Motor doping: pro riders enhancing not their own performance but instead adding watts directly to the back wheel – what do you reckon? Are you shrugging your shoulders, or shouting about a hidden conspiracy that cycling continues to wilfully ignore? One year ago, my response was somewhere in between those two extremes. I’d heard rumours, of course, but I had no firm opinion either way. I’d seen the viral videos that many keyboard warriors cite as ‘proof ’ of motor doping – Fabian Cancellara’s 2010 Tour of Flanders win and Chris Froome’s Mont Ventoux attack at the 2013 Tour de France – but I wasn’t convinced. Then something very strange and unexpected happened.

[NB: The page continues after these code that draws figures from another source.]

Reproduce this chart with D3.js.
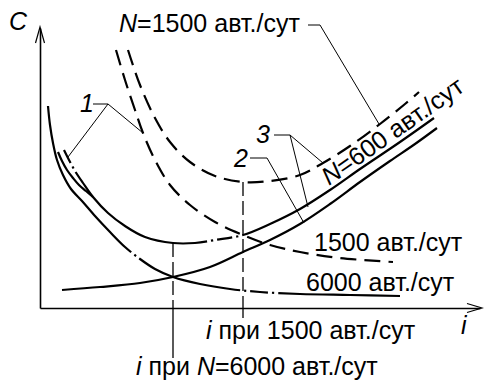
<!DOCTYPE html>
<html>
<head>
<meta charset="utf-8">
<script src="https://cdn.jsdelivr.net/npm/d3@7"></script>
<style>
body { margin: 0; background: #fff; }
text { font-family: "Liberation Sans", Arial, sans-serif; font-size: 25px; fill: #000; }
</style>
</head>
<body>
<div id="chart"></div>
<script>
var width = 484;
var height = 382;

// i (grade) and C (cost), arbitrary units
// decreasing curve, N=6000
var iDec6000 = [0.8, 1.0, 1.3, 1.7, 2.3, 3.1, 4.2, 5.5, 7.0, 8.5, 10.0, 11.5, 13.3, 16.0, 19.0, 22.0, 26.0, 31.0, 36.0];
var cDec6000 = [20.2, 18.3, 16.5, 14.8, 13.3, 11.9, 10.7, 9.2, 7.6, 6.1, 4.9, 3.9, 3.1, 2.4, 1.9, 1.6, 1.4, 1.3, 1.2];
// short inner branch next to it
var iInner = [1.8, 2.2, 2.7, 3.3, 3.9, 4.6, 5.3];
var cInner = [15.6, 14.7, 13.8, 13.0, 12.3, 11.7, 11.1];
// total, N=6000
var iTot6000 = [2.4, 2.9, 3.5, 4.3, 5.3, 6.8, 8.5, 10.5, 13.3, 15.5, 17.5, 20.3, 23.0, 26.0, 29.0, 32.0, 36.0, 39.4];
var cTot6000 = [15.8, 14.8, 13.7, 12.5, 11.1, 9.5, 8.2, 7.1, 6.5, 6.5, 6.8, 7.3, 8.4, 9.9, 11.8, 13.9, 16.6, 19.0];
// rising curve 2
var iRise = [2.2, 6.0, 10.0, 13.3, 17.0, 20.3, 23.0, 26.0, 29.0, 32.0, 35.0, 37.5, 39.7];
var cRise = [1.8, 2.1, 2.5, 3.1, 4.1, 5.6, 6.8, 8.4, 10.4, 12.6, 14.7, 16.4, 18.0];
// decreasing curve, N=1500
var iDec1500 = [7.6, 8.5, 9.5, 10.3, 11.5, 13.0, 15.0, 17.5, 20.3, 23.0, 26.0, 30.0, 35.3];
var cDec1500 = [25.8, 22.8, 19.8, 17.5, 14.8, 12.3, 10.3, 8.6, 7.3, 6.3, 5.6, 5.0, 4.6];
// total, N=1500
var iTot1500 = [8.8, 10.0, 11.5, 13.0, 15.0, 17.5, 20.3, 23.0, 26.0, 28.3, 31.0, 34.0, 36.5, 37.9];
var cTot1500 = [25.8, 22.3, 19.0, 16.6, 14.6, 13.2, 12.6, 12.7, 13.3, 14.5, 16.2, 18.4, 20.4, 21.6];
// optimum grades
var iOpt = [13.3, 20.3];
var cOpt = [6.5, 12.6];

function pts(xs, ys) {
    return xs.map(function(x, k) { return [x, ys[k]]; });
}

var xScale = d3.scaleLinear().domain([0, 44]).range([40, 480]);
var yScale = d3.scaleLinear().domain([0, 28]).range([308, 28]);

var svg = d3.select("#chart").append("svg")
    .attr("width", width)
    .attr("height", height);

var line = d3.line()
    .x(function(d) { return xScale(d[0]); })
    .y(function(d) { return yScale(d[1]); })
    .curve(d3.curveCatmullRom.alpha(0.5));

// axes, no ticks
svg.append("g")
    .attr("transform", "translate(0," + yScale(0) + ")")
    .call(d3.axisBottom(xScale).tickValues([]).tickSizeOuter(0))
    .select(".domain").attr("stroke-width", 1.6);
svg.append("g")
    .attr("transform", "translate(" + xScale(0) + ",0)")
    .call(d3.axisLeft(yScale).tickValues([]).tickSizeOuter(0))
    .select(".domain").attr("stroke-width", 1.6);

// open arrow heads
svg.append("path")
    .attr("d", "M" + (xScale(0) - 4.5) + "," + (yScale(28) + 15) + "L" + xScale(0) + "," + (yScale(28) - 1) + "L" + (xScale(0) + 4.5) + "," + (yScale(28) + 15))
    .attr("fill", "none").attr("stroke", "#000").attr("stroke-width", 1.2);
svg.append("path")
    .attr("d", "M" + (xScale(44) - 13) + "," + (yScale(0) - 4.5) + "L" + (xScale(44) + 2) + "," + yScale(0) + "L" + (xScale(44) - 13) + "," + (yScale(0) + 4.5))
    .attr("fill", "none").attr("stroke", "#000").attr("stroke-width", 1.2);

function lengthAtX(node, x) {
    var lo = 0, hi = node.getTotalLength();
    for (var k = 0; k < 30; k++) {
        var mid = (lo + hi) / 2;
        if (node.getPointAtLength(mid).x < x) lo = mid; else hi = mid;
    }
    return lo;
}

// solid line broken by "gap dot gap" at the given i values
function dotDash(node, gaps) {
    var total = node.getTotalLength(), arr = [], pos = 0;
    gaps.forEach(function(g) {
        var L = lengthAtX(node, xScale(g));
        arr.push(Math.max(0, L - 5 - pos), 4, 2.2, 4);
        pos = L + 5.2;
    });
    arr.push(total - pos + 10, 0);
    return arr.join(",");
}

function curve(data, dash) {
    return svg.append("path")
        .attr("d", line(data))
        .attr("fill", "none")
        .attr("stroke", "#000")
        .attr("stroke-width", 2.2)
        .attr("stroke-dasharray", dash || null);
}

curve(pts(iInner, cInner));
curve(pts(iRise, cRise));
var d6 = curve(pts(iDec6000, cDec6000));
d6.attr("stroke-dasharray", dotDash(d6.node(), [9.5, 20.5, 23.3]));
var t6 = curve(pts(iTot6000, cTot6000));
t6.attr("stroke-dasharray", dotDash(t6.node(), [3.3, 17.2, 19.7]));
curve(pts(iDec1500, cDec1500), "16,8");
curve(pts(iTot1500, cTot1500), "16,8");

// drop lines to the optimum grade
var drop = [50, 10];
iOpt.forEach(function(x, k) {
    svg.append("line")
        .attr("x1", xScale(x)).attr("x2", xScale(x))
        .attr("y1", yScale(cOpt[k])).attr("y2", yScale(0))
        .attr("stroke", "#000").attr("stroke-width", 1.3)
        .attr("stroke-dasharray", "14,5");
    svg.append("line")
        .attr("x1", xScale(x)).attr("x2", xScale(x))
        .attr("y1", yScale(0)).attr("y2", yScale(0) + drop[k])
        .attr("stroke", "#000").attr("stroke-width", 1.3);
});

// leader lines
var leaders = [
    [[5.3, 20.4], [6.8, 20.4], [2.8, 15.1]],
    [[6.8, 20.4], [10.3, 17.5]],
    [[21.0, 15.0], [22.7, 15.0], [26.4, 8.5]],
    [[23.4, 17.3], [25.0, 17.3], [28.3, 14.5]],
    [[25.0, 17.3], [26.8, 10.1]],
    [[26.8, 28.3], [28.0, 28.3], [33.9, 18.4]]
];
var straight = d3.line()
    .x(function(d) { return xScale(d[0]); })
    .y(function(d) { return yScale(d[1]); });
leaders.forEach(function(l) {
    svg.append("path")
        .attr("d", straight(l))
        .attr("fill", "none")
        .attr("stroke", "#000")
        .attr("stroke-width", 1);
});

// labels
function label(x, y, parts, rot) {
    var t = svg.append("text").attr("x", x).attr("y", y);
    if (rot) t.attr("transform", "rotate(" + rot + "," + x + "," + y + ")");
    parts.forEach(function(p) {
        t.append("tspan")
            .style("font-style", p[1] ? "italic" : "normal")
            .text(p[0]);
    });
}

label(9, 30, [["C", true]]);
label(461, 334, [["i", true]]);
label(119, 32, [["N", true], ["=1500 авт./сут", false]]);
label(80, 112, [["1", true]]);
label(234, 167, [["2", true]]);
label(256, 143, [["3", true]]);
label(314, 251, [["1500 авт./сут", false]]);
label(306, 291, [["6000 авт./сут", false]]);
label(206, 339, [["i", true], [" при 1500 авт./сут", false]]);
label(136, 375, [["i", true], [" при ", false], ["N", true], ["=6000 авт./сут", false]]);
label(329, 186, [["N", true], ["=600 авт./сут", false]], -35);
</script>
</body>
</html>
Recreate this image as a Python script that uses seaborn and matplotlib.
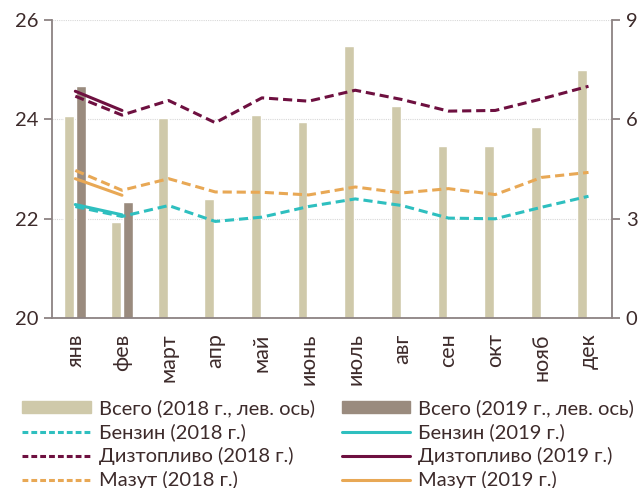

In 2022, I chanced upon a YouTube video that reminded me of the story of Femke Van den Driessche, a Belgian cyclo-cross rider who was caught with a concealed motor inside her spare bike at the 2016 Cyclocross World Championships U23 race. She was the first – and to date only – rider to be sanctioned for motor doping and in April 2016 was handed a six-year ban from the sport. I was overwhelmed by curiosity about how and why the sport had been so quick to forget such a shameless scandal. Surely the threat hadn’t simply vanished.
Over the past 12 months my obsession with motor doping has taken me across Europe, beginning with a trip to Belgium to meet Van den Driessche. She was just 19 when the motor was discovered, and I was determined to find out what motivated her to attempt this bizarre form of cheating. This led me to bigger questions: was Van den Driessche really the only one? Can we be confident that motors haven’t infiltrated the pro peloton to a far greater extent?